In a letter to the UN secretary general and the head of the security council, the foreign ministry said the blast that killed 20 people in the Bab Touma area near the Old City had also wounded dozens of women and children.
State media said the bomber had been spotted and pursued by the security forces and set off the bomb after he had been encircled in the area.
It was the first such bombing in the Syrian capital since a series of jihadist suicide attacks in March.
Damascus was hit by two separate, multiple suicide bomb attacks in March, one of them claimed by Isil and the other by the Islamist insurgent alliance Tahrir al-Sham.
Damascus has enjoyed relative security in recent years even as the six-year-long civil war has raged on in nearby areas.
Syria's minister of local administration Hussein Makhlouf said the response marked a "major success in foiling a plot" to cause mass casualties.
Footage broadcast by state TV from the blast that caused the fatalities showed roads scattered with debris, several badly damaged cars, and another one that had been turned into a pile of twisted metal.
Other footage showed what appeared to be the remains of a person and badly damaged vehicles outside a mosque in the Baytara traffic circle near the Old City.

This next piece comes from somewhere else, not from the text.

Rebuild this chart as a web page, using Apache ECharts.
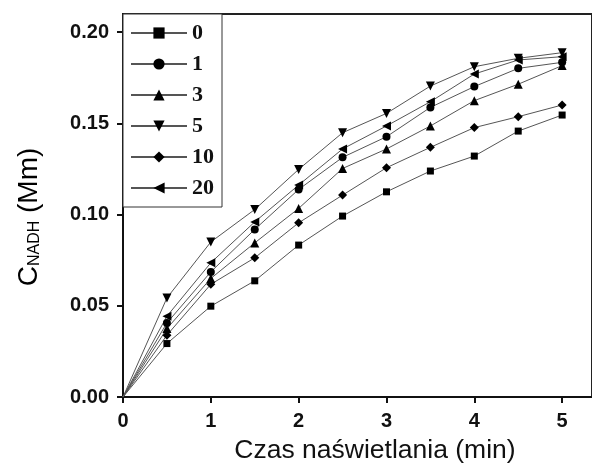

On March 15, two suicide bomb attacks in Damascus killed several dozen people, most of them at the Palace of Justice courthouse near the Old City.
Isil claimed responsibility for that attack.
On March 11, a double suicide attack in the capital killed scores of people, most of them Iraqi Shi'ite pilgrims.
That attack was claimed by the Tahrir al-Sham alliance of Islamist insurgents, which is spearheaded by a jihadist group formerly known as the Nusra Front.
Syrian government forces, which have defeated rebel fighters in several suburbs of Damascus over the last year, are currently battling insurgents in the Jobar and Ain Tarma areas on the capital's eastern outskirts.
A rebel group accused the army of using chlorine gas in the fighting on Saturday. The army denied the claim as fabrications.